Wences Ramba vuelve a atinar, certero, contribuyendo con genialidad artística a mantener vivo el recuerdo más negro de la historia reciente. Su magnífica exposición Konzentrationslager realiza un recorrido por los vestigios del holocausto nazi, con imágenes que hielan el corazón y nos refrescan la memoria. Resulta imprescindible la visita a la Galería Octubre de la UJI. Silvia Tena prologa con maestría la obra expuesta de Wences y acaba con una frase de Stefan Zweig: «La historia no es que se repita, sino que permanece». Eso mismo me dijo mi amigo Dan Laor en un kibutz de los Altos del Golán, el día que asesinaron a Isaac Rabin. Dan, siendo un joven estudiante argentino, realizó labores de seguimiento para el Mossad israelí en la operación de secuestro de Adolf Heisman, diseñador de la Solución Final. Él entonces desconocía la verdadera la identidad del monstruo nazi, al que consideraba un hombre corriente, más bien bondadoso, buen padre de familia, amante de los animales, las flores, simpático y servicial. Ocurre que el mal es inherente al ser humano. Wences, con tanta plasticidad artística como sensibilidad traslada rotundo esa verdad de que una imagen vale más que mil palabras.

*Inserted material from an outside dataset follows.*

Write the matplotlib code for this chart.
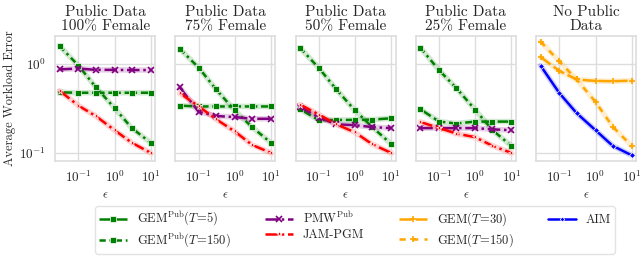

En 1971 un jovencísimo Wences Rambla visitaba por primera vez el campo de extermino de Dachau, instalado a sólo 13 kilómetros de Munich, inmortalizando aquellas instalaciones del planificado genocidio de estado. Dachau estaba a diez minutos en coche de la segunda ciudad más poblada de Alemania y fue el primero de la red de campos creada por Hitler y gestionada por las SS de Himler. Entró en funcionamiento en 1933 siendo modelo a seguir para el resto de los centros de tortura y muerte que acabaron con la vida de millones de seres humanos, en su mayoría judíos. A nadie escapa que una parte importante de alemanes, conocedores de aquellas fábricas de ignominia, durante muchos años miraron hacia otro lado. Cuando llegó a París muy enfermo, Largo Caballero contaba cómo, tras ser detenido, fue trasladado a Sachsenhausen: «Me llevó un comisario de policía en su coche, hablando desenfadadamente, como si me invitara a pasar unas vacaciones en un balneario. Con gran corrección me acompañó hasta la puerta de un recinto en cuya puerta ponía Campo de Educación de Sachsenhausen. Aquí estará usted bien atendido, me dijo el funcionario, tras despedirse con un apretón de manos y dejarme con los SS. En cuanto entré en el campo, un oficial me tradujo la inscripción que había en los frontispicios de los barracones: Hay un camino hacia la libertad. Sus hitos son estos: obediencia, aplicación, honestidad, orden, limpieza, sobriedad, franqueza, sentido de sacrificio y amor a la patria. Aquel campo de educación ocupaba una zona pantanosa, con muchas pinadas de un verdor magnífico, aire limpio. Bonito lugar para humillar y asesinar a miles de personas. En los alrededores había pueblos y ciudades cuyos habitantes supongo que no eran conscientes de lo que allí verdaderamente ocurría». El viejo líder socialista pecaba de ingenuo. El infierno funcionaba desde 1936 y nadie en la ciudad de Oranienburg podía ser ajeno a cuento ocurría en aquella instalación del horror.

La aportación de Wences tiene un valioso significado testimonial sobre una de las páginas más negras de la historia de la humanidad, ocurrida en el corazón de Europa hace tan solo 76 años. Ojalá Wences hubiese podido plasmar también el horror de los gulags soviéticos, que magistralmente contó Alexander Solzhenitsyn, quién dejó escrito: «Que me perdonen por no haberlo visto todo, por no recordar todo y por no poder decirlo todo». Gracias Wences, por plasmar todo lo que no debemos olvidar.